The painting shows the Athenian hero in the act of killing the Minotaur inside the Labyrinth. The depiction of the Cretan monster with a bull’s body and a human head and not, as in the legend, with a bull’s head and human body, is decidedly unusual. It is not, though, a unique case: we find the same iconography in a miniature by Benedetto Bordon (Florence, Biblioteca Laurenziana) for example, which precedes Cima’s painting by about twenty years. Furthermore, the way the artist has solved the problem of depicting the struggle inside the prison of the Minotaur is also interesting: the device of the broken wall, on the left, discloses the scene. The Labyrinth is imagined as a construction of concentric, or spiral, circles under the open sky.
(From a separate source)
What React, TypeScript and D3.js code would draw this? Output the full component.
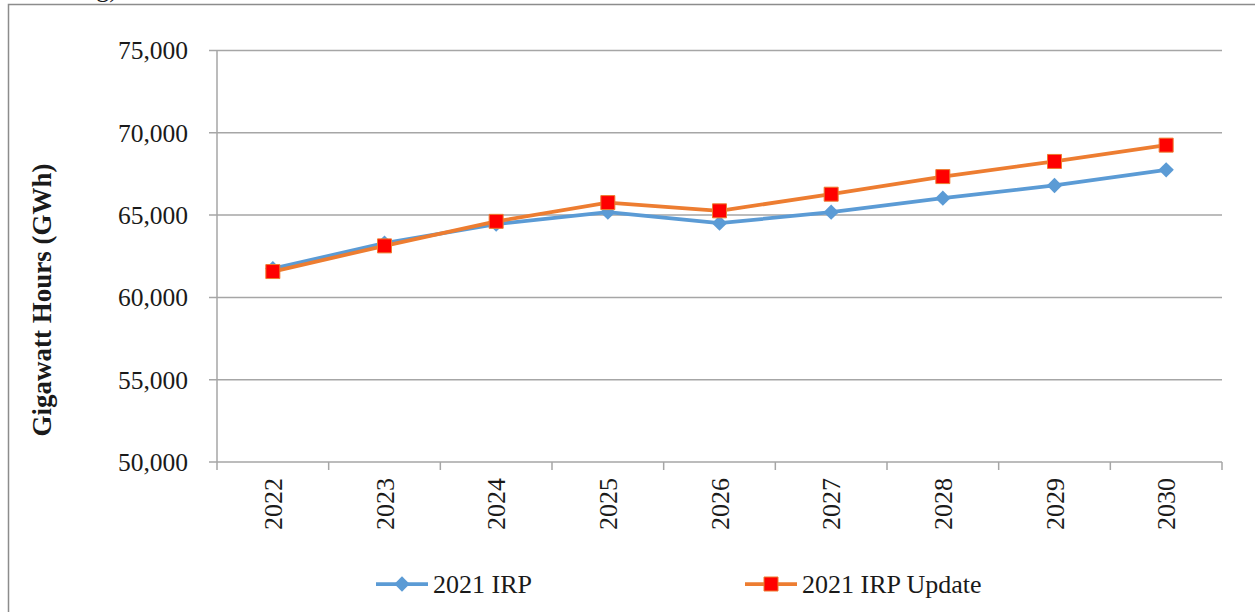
import React, { useEffect, useRef } from 'react';
import * as d3 from 'd3';

// chart data
const years = ['2022', '2023', '2024', '2025', '2026', '2027', '2028', '2029', '2030'];
const irp2021 = [61750, 63300, 64450, 65180, 64510, 65180, 66030, 66800, 67750];
const irpUpdate = [61570, 63130, 64620, 65760, 65260, 66270, 67340, 68260, 69250];
const yTicks = [50000, 55000, 60000, 65000, 70000, 75000];

const W = 1255;
const H = 612;
const FONT = '"Liberation Serif", "Times New Roman", serif';

const App = () => {
    const svgRef = useRef<SVGSVGElement | null>(null);

    useEffect(() => {
        const svg = d3.select(svgRef.current);
        svg.selectAll('*').remove();

        const left = 217;
        const right = 1222;
        const top = 50.5;
        const bottom = 462;

        const x = d3.scaleBand<string>().domain(years).range([left, right]);
        const y = d3.scaleLinear().domain([50000, 75000]).range([bottom, top]);
        const cx = (d: string) => (x(d) as number) + x.bandwidth() / 2;

        // outer frame
        svg.append('rect')
            .attr('x', 8.5).attr('y', 4.5)
            .attr('width', W + 20).attr('height', H + 20)
            .attr('fill', 'none')
            .attr('stroke', '#8c8c8c')
            .attr('stroke-width', 1.5);

        // clipped title fragment above the frame (cut off in the source too)
        svg.append('text')
            .attr('x', 118).attr('y', -3)
            .attr('text-anchor', 'end')
            .style('font-family', FONT)
            .style('font-size', '26px')
            .style('fill', '#1a1a1a')
            .text('ng)');

        // gridlines
        svg.append('g')
            .selectAll('line')
            .data(yTicks)
            .enter()
            .append('line')
            .attr('x1', left - 8).attr('x2', right)
            .attr('y1', d => y(d)).attr('y2', d => y(d))
            .attr('stroke', '#a6a6a6')
            .attr('stroke-width', 1.5);

        // y axis line
        svg.append('line')
            .attr('x1', left).attr('x2', left)
            .attr('y1', top).attr('y2', bottom)
            .attr('stroke', '#a6a6a6')
            .attr('stroke-width', 1.5);

        // x ticks at band edges
        const edges = years.map(d => x(d) as number).concat([right]);
        svg.append('g')
            .selectAll('line')
            .data(edges)
            .enter()
            .append('line')
            .attr('x1', d => d).attr('x2', d => d)
            .attr('y1', bottom).attr('y2', bottom + 8)
            .attr('stroke', '#a6a6a6')
            .attr('stroke-width', 1.5);

        // y tick labels
        svg.append('g')
            .selectAll('text')
            .data(yTicks)
            .enter()
            .append('text')
            .attr('x', 188)
            .attr('y', d => y(d))
            .attr('dy', '0.35em')
            .attr('text-anchor', 'end')
            .style('font-family', FONT)
            .style('font-size', '25.5px')
            .style('fill', '#1a1a1a')
            .text(d => d3.format(',')(d));

        // x tick labels (rotated)
        svg.append('g')
            .selectAll('text')
            .data(years)
            .enter()
            .append('text')
            .attr('transform', d => `translate(${cx(d)}, 478) rotate(-90)`)
            .attr('dy', '0.35em')
            .attr('text-anchor', 'end')
            .style('font-family', FONT)
            .style('font-size', '26px')
            .style('fill', '#1a1a1a')
            .text(d => d);

        // y axis title
        svg.append('text')
            .attr('transform', 'translate(42, 300) rotate(-90)')
            .attr('dy', '0.35em')
            .attr('text-anchor', 'middle')
            .style('font-family', FONT)
            .style('font-size', '27px')
            .style('font-weight', 'bold')
            .style('fill', '#1a1a1a')
            .text('Gigawatt Hours (GWh)');

        const line = d3.line<number>()
            .x((d, i) => cx(years[i]))
            .y(d => y(d));

        const diamond = d3.symbol().type(d3.symbolDiamond2).size(150)();
        const square = d3.symbol().type(d3.symbolSquare).size(196)();

        // 2021 IRP
        svg.append('path')
            .datum(irp2021)
            .attr('d', line)
            .attr('fill', 'none')
            .attr('stroke', '#5b9bd5')
            .attr('stroke-width', 3.75)
            .attr('stroke-linejoin', 'round');
        svg.append('g')
            .selectAll('path')
            .data(irp2021)
            .enter()
            .append('path')
            .attr('d', diamond)
            .attr('transform', (d, i) => `translate(${cx(years[i])}, ${y(d)})`)
            .attr('fill', '#5b9bd5');

        // 2021 IRP Update
        svg.append('path')
            .datum(irpUpdate)
            .attr('d', line)
            .attr('fill', 'none')
            .attr('stroke', '#ed7d31')
            .attr('stroke-width', 3.75)
            .attr('stroke-linejoin', 'round');
        svg.append('g')
            .selectAll('path')
            .data(irpUpdate)
            .enter()
            .append('path')
            .attr('d', square)
            .attr('transform', (d, i) => `translate(${cx(years[i])}, ${y(d)})`)
            .attr('fill', '#ff0000')
            .attr('stroke', '#ed7d31')
            .attr('stroke-width', 1);

        // legend
        const legend = [
            { label: '2021 IRP', color: '#5b9bd5', marker: diamond, fill: '#5b9bd5', x0: 376 },
            { label: '2021 IRP Update', color: '#ed7d31', marker: square, fill: '#ff0000', x0: 745 },
        ];
        const ly = 584;
        legend.forEach(item => {
            const g = svg.append('g');
            g.append('line')
                .attr('x1', item.x0).attr('x2', item.x0 + 52)
                .attr('y1', ly).attr('y2', ly)
                .attr('stroke', item.color)
                .attr('stroke-width', 3.75);
            g.append('path')
                .attr('d', item.marker)
                .attr('transform', `translate(${item.x0 + 26}, ${ly})`)
                .attr('fill', item.fill)
                .attr('stroke', item.fill === '#ff0000' ? '#ed7d31' : 'none')
                .attr('stroke-width', 1);
            g.append('text')
                .attr('x', item.x0 + 57)
                .attr('y', ly)
                .attr('dy', '0.35em')
                .style('font-family', FONT)
                .style('font-size', '26px')
                .style('fill', '#1a1a1a')
                .text(item.label);
        });
    }, []);

    return (
        <svg
            ref={svgRef}
            width={W}
            height={H}
            style={{ position: 'absolute', left: 0, top: 0, display: 'block', background: '#fff' }}
        />
    );
};

export default App;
Recently restored, the painting is of high quality. Taking his inspiration from classical models, Cima successfully shows the movement of the figures in the excitement of the fight: Theseus springs forwards with his sword raised to pierce the Minotaur yet again; the beast turns its head backwards with a sudden jerk (one of the most successful inventions in the painting), emphasised by his ruffled hair. The use of natural light, in warm tones, is characteristic of Cima’s mature period, which develops Giovanni Bellini’s naturalistic lesson in an original way.
The panel probably belonged to the same cycle, decorating a chest or bed-head, as the Marriage of Bacchus and Ariane, also in the Poldi Pezzoli Museum. Both works can probably be dated to around 1505.